Очнулся колдун, вздрогнул, посмотрел на лучину — двух минут не дремал. Кошка как сидела в углу, так и сидит — белое пятно в затопившей комнату ночной мгле светлеет. Стянул с руки браслет-оберег, сжал в кулаке, острые грани в ладонь впились.
— Отпусти, колдун, — девчонка оскалилась. — Думаешь, выслужишься? Вернуть потерянное сможешь? Прошлое оживить не получится!..
Усмехнулся Ратмир, пошёл во двор за колодезной водой. Напрасно старается: он не тот чванливый щенок, которым был когда-то, давно уж, благодаря Виктору, не тот. Понимает, что к прошлому нет возврата — разбилось оно на осколки, словно дорогое блюдце с золотой каёмкой.
***
До города Гришка так и не добрался. Наткнулся на заслон, перекрывший тракт: две телеги поперёк моста раскорячились, рядом королевская гвардия, чуть поодаль в поле за рекой шатры, ветер знамёна треплет.
Поначалу оробел гонец: уж больно грозно стражники выглядели — в полном доспехе, в скрывающих лица шеломах, с алебардами наперевес. Но недаром его сметливым считали да пробивным. Разговорился с дозорными, те вполне свойскими парнями оказались и языками почесать были не прочь — приказа молчать не давали, а на часах стоять скучно: безлюдная пустошь, раз в полдня редкий путник появится.
Слово за слово, выяснилось: дальше по дороге повозку чумную нашли, всех болезнь прибрала — и возницу, и семью его, и даже старую кобылу. Гришка сердцем похолодел: это ж надо! чуть-чуть до родной деревни зараза не доползла! Служивый успокоил: вместе с солдатами целая толпа магов из Столицы прибыла, серьёзно настроены колдуны с мором покончить. Стражник тут оглянулся и заговорщицки прошептал: «Сам Верховный чародей здесь».
Гришка обрадовался: вот удача подвернулась порученное выполнить. Верховный маг небось даже лучше городского! Уболтал, уговорил стражу его пропустить. Проводили гонца до палаток.
— Милсдарь колдун, уделите внимание. Тут посыльный из соседней деревни. Говорит, у тамошнего ведуна есть важное сообщение для Совета.
Мужчина, что из шатра спустя пять минут показался, если и старше деревенского колдуна был, то не намного — не Верховный чародей, скорее, ученик или помощник. А голову, всё одно, высоко держит. Улыбнулся Гришке снисходительно и ободряюще, руку протянул.
— Ну, давай сюда своё послание, посмотрю, стоит ли тревожить Его Магичество.
Небрежно перевернул конверт, увидел печать. Гришка не робкого десятка, а перетрусил чуть ли не до мокрых штанов, как мгновенно изменилось лицо милорда: губы сжались в жёсткую линию, взгляд острым клинком пронзил посыльного.
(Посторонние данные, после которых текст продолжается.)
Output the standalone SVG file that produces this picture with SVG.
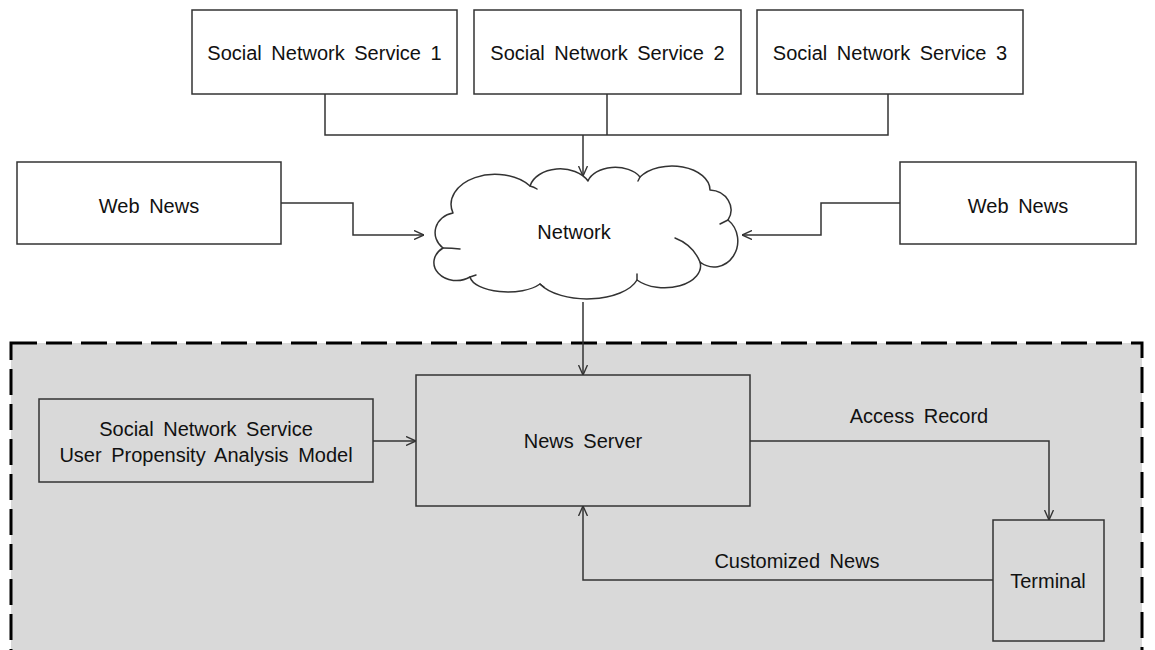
<svg xmlns="http://www.w3.org/2000/svg" width="1155" height="650" viewBox="0 0 1155 650">
  <style>
    .box { fill: #ffffff; stroke: #333333; stroke-width: 1.5; }
    .inner { fill: #d9d9d9; stroke: #333333; stroke-width: 1.5; }
    .lbl { font-family: "Liberation Sans", Arial, sans-serif; font-size: 20px; fill: #111111; text-anchor: middle; word-spacing: 4px; }
    .wire { fill: none; stroke: #333333; stroke-width: 1.5; }
    .cloud { fill: #ffffff; stroke: #333333; stroke-width: 1.5; stroke-linejoin: round; }
    .hook { fill: none; stroke: #333333; stroke-width: 1.5; stroke-linecap: round; }
  </style>
  <defs>
    <marker id="arrow" viewBox="0 0 10 10" refX="10" refY="5" markerWidth="10" markerHeight="10" markerUnits="userSpaceOnUse" orient="auto">
      <path d="M0,0.5 L10,5 L0,9.5" fill="none" stroke="#333333" stroke-width="1.4"/>
    </marker>
  </defs>

  <rect width="1155" height="650" fill="#ffffff"/>

  <!-- system boundary -->
  <g id="system-boundary">
    <rect x="11" y="343" width="1131" height="330" fill="#d9d9d9" stroke="#000000" stroke-width="3" stroke-dasharray="26 9"/>
  </g>

  <!-- connectors -->
  <g id="connectors">
    <path class="wire" d="M325,94 V135 H888 V94"/>
    <path class="wire" d="M607,94 V135"/>
    <path class="wire" d="M583,135 V176" marker-end="url(#arrow)"/>
    <path class="wire" d="M281,203 H353 V235 H424" marker-end="url(#arrow)"/>
    <path class="wire" d="M900,203 H821 V235 H742" marker-end="url(#arrow)"/>
    <path class="wire" d="M583,302 V375" marker-end="url(#arrow)"/>
    <path class="wire" d="M373,441 H416" marker-end="url(#arrow)"/>
    <path class="wire" d="M750,441 H1049 V520" marker-end="url(#arrow)"/>
    <path class="wire" d="M993,580 H583 V506" marker-end="url(#arrow)"/>
  </g>

  <g id="sns1">
    <rect class="box" x="192" y="10" width="265" height="84"/>
    <text class="lbl" x="324.5" y="60">Social Network Service 1</text>
  </g>
  <g id="sns2">
    <rect class="box" x="474" y="10" width="267" height="84"/>
    <text class="lbl" x="607.5" y="60">Social Network Service 2</text>
  </g>
  <g id="sns3">
    <rect class="box" x="757" y="10" width="266" height="84"/>
    <text class="lbl" x="890" y="60">Social Network Service 3</text>
  </g>

  <g id="web-news-left">
    <rect class="box" x="17" y="162" width="264" height="82"/>
    <text class="lbl" x="149" y="213">Web News</text>
  </g>
  <g id="web-news-right">
    <rect class="box" x="900" y="162" width="236" height="82"/>
    <text class="lbl" x="1018" y="213">Web News</text>
  </g>

  <g id="network">
    <path class="cloud" d="M453,213
      A44,30 0 0 1 530,186
      A31,22 0 0 1 588,181
      A28,18 0 0 1 640,177
      A38,24 0 0 1 710,190
      A22,20 0 0 1 728,220
      A22,24 0 0 1 700,262
      A36,22 0 0 1 637,280
      A52,26 0 0 1 540,284
      A38,17 0 0 1 470,277
      A20,16 0 0 1 443,248
      A22,20 0 0 1 453,213 Z"/>
    <path class="hook" d="M530,186 Q534,187 537,189"/>
    <path class="hook" d="M640,177 Q639,179 638,181"/>
    <path class="hook" d="M728,220 Q724,222 720,224"/>
    <path class="hook" d="M700,262 Q693,245 675,238"/>
    <path class="hook" d="M637,280 Q637,278 637,274"/>
    <path class="hook" d="M540,284 Q541,285 544,287"/>
    <path class="hook" d="M470,277 Q473,276 476,275"/>
    <path class="hook" d="M443,248 Q452,248 460,249"/>
    <text class="lbl" x="574" y="239">Network</text>
  </g>

  <g id="propensity-model">
    <rect class="inner" x="39" y="399" width="334" height="83"/>
    <text class="lbl" x="206" y="436">Social Network Service</text>
    <text class="lbl" x="206" y="462">User Propensity Analysis Model</text>
  </g>

  <g id="news-server">
    <rect class="inner" x="416" y="375" width="334" height="131"/>
    <text class="lbl" x="583" y="448">News Server</text>
  </g>

  <g id="terminal">
    <rect class="inner" x="993" y="520" width="111" height="121"/>
    <text class="lbl" x="1048" y="588">Terminal</text>
  </g>

  <g id="edge-labels">
    <text class="lbl" x="919" y="423">Access Record</text>
    <text class="lbl" x="797" y="568">Customized News</text>
  </g>
</svg>
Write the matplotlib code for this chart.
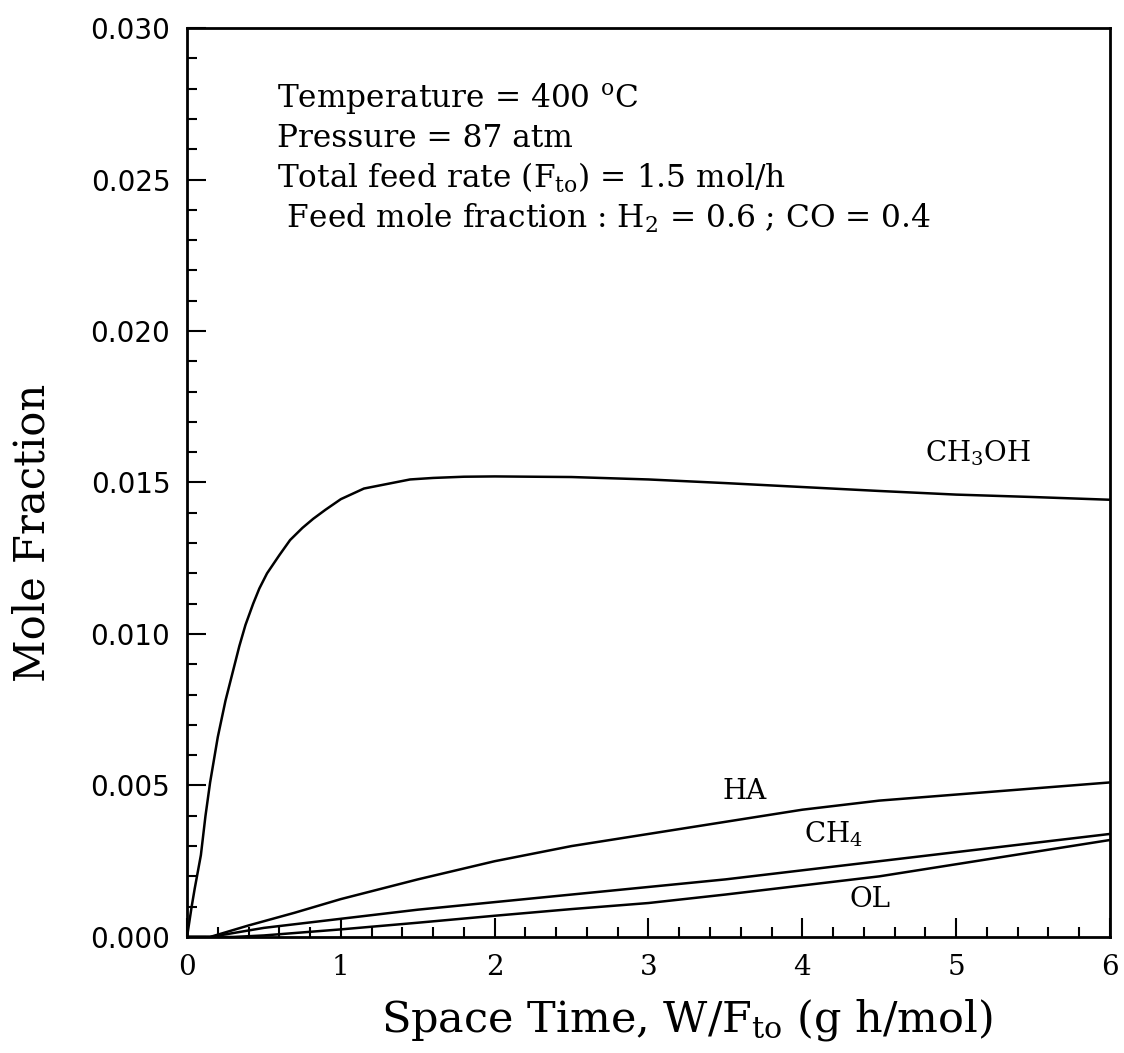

— Оборзел, детоубийца! Не угомонился до сих пор, время выждал!
Гришка отчаянно головой замотал, не сразу поняв: не ему гнев предназначен. Скомкал чародей письмо.
— Небось опять о прощении просит, на глупость и неведение ссылается? — Вспыхнула бумага, через секунду и пепла не осталось. — Возвращайся и передай! Не пятнать чернокнижнику светлое имя Ордена! Пусть благодарен будет, что его вместе с дружком закадычным не сожгли, и не скулит о иной милости.
Маг кивнул страже, развернулся и скрылся в шатре. На плечо посыльного легла тяжёлая рука в кожаной перчатке.
— Иди-ка ты, парень, домой подобру-поздорову. Видишь, милсдарь чародей не в духе.
Но Гришка не дурак и сам спорить не собирался. Не терпелось ему в деревню вернуться да с отцом новостями поделиться. Громкое дело было, вести даже до их глухомани докатились. Сын Хавроньи в Столице в то время обживаться начал, он-то и рассказывал (а Гришка, десятилетний пацан, с открытым ртом слушал, путая в мыслях реальных душегубцев с злыднями из побасенок, мамкой сочинённых).
Схватили, в общем, чернокнижников, против всех законов людских и небесных пошедших. Посреди обряда схватили, над ещё теплым телом шестилетнего мальчишки — чуть-чуть королевские гвардейцы не успели ребёнка спасти. Всю шайку повязали, судили наскоро да на городской площади казнили — всех, окромя одного, что в похищении участвовал, а к обряду не причастен был. Вроде как не по злому умыслу нечестивцам помог, а по неведению.
Шептали, правда, что папаша у того вражины знатный, за сынка беспутного вступился: где связи задействовал, кому кошель с золотом сунул — вот и отпустили убивца на волю.